5. No Notices of Intent to Decertify (NOIDs) were issued by
SENASA during these inspections. NOIDs are warnings of more
serious violations and require remedial action within 30
days. One NOID had previously been issued against a
Honduran plant in December 2002, but that violation was
corrected within the stipulated time period and the plant
was re-certified by SENASA.



6. USDA inspectors noted that the Honduran producers are in
compliance with U.S. standards, but that they "are doing it
the hard way." For example, a required flow chart of the
meat packing process -- generally 10 to 15 steps in the U.S.

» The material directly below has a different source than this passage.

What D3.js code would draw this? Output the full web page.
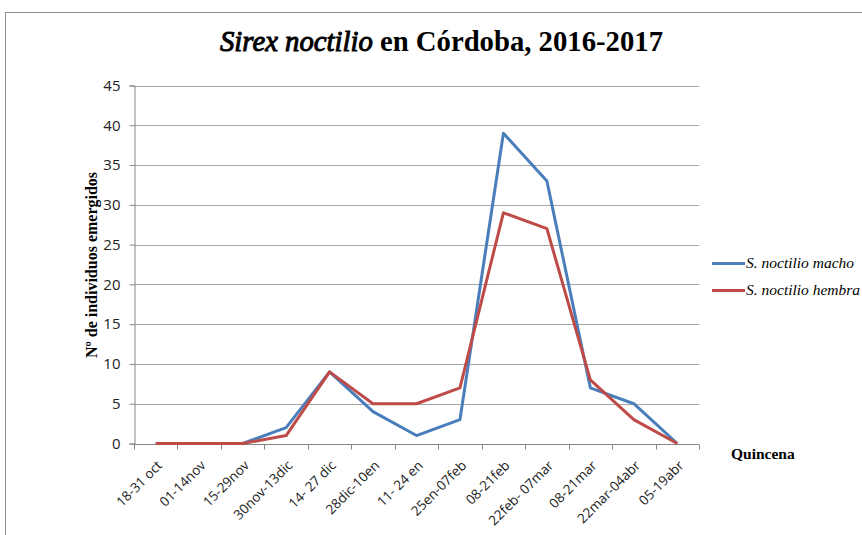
<!DOCTYPE html>
<html>
<head>
<meta charset="utf-8">
<script src="https://cdn.jsdelivr.net/npm/d3@7"></script>
<style>
  html, body { margin: 0; padding: 0; background: #fff; }
  svg { display: block; }
</style>
</head>
<body>
<svg id="chart" width="862" height="535"></svg>
<script>
// Fortnight periods (quincenas)
const categories = ["18-31 oct", "01-14nov", "15-29nov", "30nov-13dic", "14- 27 dic",
  "28dic-10en", "11- 24 en", "25en-07feb", "08-21feb", "22feb- 07mar",
  "08-21mar", "22mar-04abr", "05-19abr"];
// Emerged individuals per fortnight
const machoValues = [0, 0, 0, 2, 9, 4, 1, 3, 39, 33, 7, 5, 0];
const hembraValues = [0, 0, 0, 1, 9, 5, 5, 7, 29, 27, 8, 3, 0];
const yTicks = [0, 5, 10, 15, 20, 25, 30, 35, 40, 45];
const seriesNames = ["S. noctilio macho", "S. noctilio hembra"];
const seriesColors = ["#4a7ebb", "#be4b48"];

const svg = d3.select("#chart");
const serif = "'Liberation Serif', 'Times New Roman', serif";
const sans = "'Open Sans', 'Liberation Sans', sans-serif";

// outer frame
svg.append("rect")
  .attr("x", 5.5).attr("y", 12.5)
  .attr("width", 880).attr("height", 560)
  .attr("fill", "none").attr("stroke", "#8c8c8c").attr("stroke-width", 1);

const plot = { left: 134, right: 699, top: 85.5, bottom: 443.5 };

const x = d3.scaleBand().domain(categories).range([plot.left, plot.right]);
const y = d3.scaleLinear().domain([0, 45]).range([plot.bottom, plot.top]);

// horizontal gridlines
svg.append("g").selectAll("line").data(yTicks.filter(d => d > 0)).join("line")
  .attr("x1", plot.left).attr("x2", plot.right)
  .attr("y1", d => Math.round(y(d)) + 0.5).attr("y2", d => Math.round(y(d)) + 0.5)
  .attr("stroke", "#a6a6a6").attr("stroke-width", 1);

// y axis
const yAxis = svg.append("g")
  .attr("transform", `translate(${plot.left + 0.5},0)`)
  .call(d3.axisLeft(y).tickValues(yTicks).tickSize(5).tickPadding(9));
yAxis.select(".domain").attr("stroke", "#868686");
yAxis.selectAll(".tick line").attr("stroke", "#868686");
yAxis.selectAll(".tick text")
  .attr("font-family", sans)
  .attr("font-size", 15).attr("fill", "#222");

// x axis with ticks on band boundaries
const xAxisG = svg.append("g")
  .attr("transform", `translate(0,${Math.round(plot.bottom) + 0.5})`);
xAxisG.append("line")
  .attr("x1", plot.left).attr("x2", plot.right)
  .attr("stroke", "#868686");
const boundaries = categories.map(c => x(c)).concat([x.range()[1]]);
xAxisG.selectAll("line.tk").data(boundaries).join("line").attr("class", "tk")
  .attr("x1", d => Math.round(d) + 0.5).attr("x2", d => Math.round(d) + 0.5)
  .attr("y1", 0).attr("y2", 5)
  .attr("stroke", "#868686");
xAxisG.selectAll("text").data(categories).join("text")
  .attr("transform", d => `translate(${x(d) + x.bandwidth() / 2 + 0.5},${15}) rotate(-45)`)
  .attr("text-anchor", "end")
  .attr("dy", "0.71em")
  .attr("font-family", sans)
  .attr("font-size", 13.5).attr("fill", "#222")
  .text(d => d);

// series lines
const line = d3.line()
  .x((d, i) => x(categories[i]) + x.bandwidth() / 2)
  .y(d => y(d));
[machoValues, hembraValues].forEach((vals, k) => {
  svg.append("path")
    .datum(vals)
    .attr("d", line)
    .attr("fill", "none")
    .attr("stroke", seriesColors[k])
    .attr("stroke-width", 3)
    .attr("stroke-linejoin", "round");
});

// title: italic species name (thickened with a thin stroke) + bold remainder
const title = svg.append("text")
  .attr("x", 441.5).attr("y", 51)
  .attr("text-anchor", "middle")
  .attr("font-family", serif)
  .attr("font-size", 30).attr("fill", "#000")
  .attr("textLength", 443).attr("lengthAdjust", "spacingAndGlyphs");
title.append("tspan")
  .attr("font-style", "italic")
  .attr("stroke", "#000").attr("stroke-width", 1)
  .text("Sirex noctilio");
title.append("tspan").attr("font-weight", "bold").text(" en Córdoba, 2016-2017");

// y axis title
svg.append("text")
  .attr("transform", `translate(97,265) rotate(-90)`)
  .attr("text-anchor", "middle")
  .attr("font-family", serif)
  .attr("font-weight", "bold").attr("font-size", 16)
  .text("Nº de individuos emergidos");

// x axis title
svg.append("text")
  .attr("x", 731).attr("y", 459)
  .attr("font-family", serif)
  .attr("font-weight", "bold").attr("font-size", 15.5)
  .text("Quincena");

// legend
const legend = svg.append("g");
seriesNames.forEach((name, k) => {
  const ly = 263.5 + k * 27;
  legend.append("line")
    .attr("x1", 712).attr("x2", 745).attr("y1", ly).attr("y2", ly)
    .attr("stroke", seriesColors[k]).attr("stroke-width", 3);
  legend.append("text")
    .attr("x", 746).attr("y", ly + 4.5)
    .attr("font-family", serif)
    .attr("font-style", "italic").attr("font-size", 15.5)
    .text(name);
});
</script>
</body>
</html>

-- was nearly 100 steps long in the case of one Honduran
plant. Since each step in the chart must undergo hazard
analysis, this generated considerable additional and
unnecessary work for the plant. The inspectors provided the
plant with additional guidance.



7. Action request: Inspectors also examined SENASA's
laboratory, finding that it was orderly and sufficient,
though "far from state of the art." One concern was noted,
though it violates no standard or regulation: the lab's
records of analyses are thorough, but are all hand-written
in paper ledgers, making the data all but useless for future
statistical analyses, including risk profiling. Post
requests that serious consideration be given to allocating a
modest amount of available trade capacity building funding
for information technology equipment and/or training to
automate records keeping in this vital area. Such a program
would require only a small investment, and would further
protect U.S. consumers from food borne illnesses, while also
promoting regional trade and prosperity in Honduras.